Hacker News new | ask | show | jobs
by acdha 2755 days ago
> They plainly admit that Firefox can just hold it’s own and it is still NOT the fastest and best browser experience out there.

The reason why is that those are complex judgements rather than easily measured objective facts. Browsers are extremely complex and what “fastest” means depends on what you're measuring and where it's running. Chrome's memory usage is a great example — if you have tons of RAM and nothing else running, it's often faster but if either of those is true, Firefox being so much more memory efficient more than balances it out, especially for people who keep tons of tabs open — and all of the comparison points are changing regularly as browser development teams adjust.

1 comments

How much of what you say is due to the “extremely complex” rendering engine and how much to just “simple” app design?
I’m not sure what you’re asking.
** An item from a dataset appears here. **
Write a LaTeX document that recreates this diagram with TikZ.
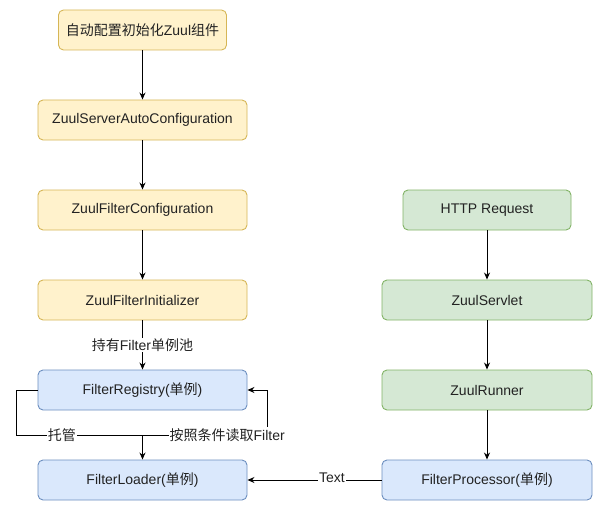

My point was just that you can’t distill the performance of a complex system down to a single number and each browser is going to have areas where they’re ahead on something which some group of people cares about.

As an extreme example, this is far from true but assume that the next version Chrome was faster on every part of the browser from networking to JavaScript, CSS, etc. Firefox might still be faster for most users on the metric they care about the most because its default tracking protection blocks 90% of the page weight on most sites and so every single one of those people would say it’s faster because that’s what they actually experience.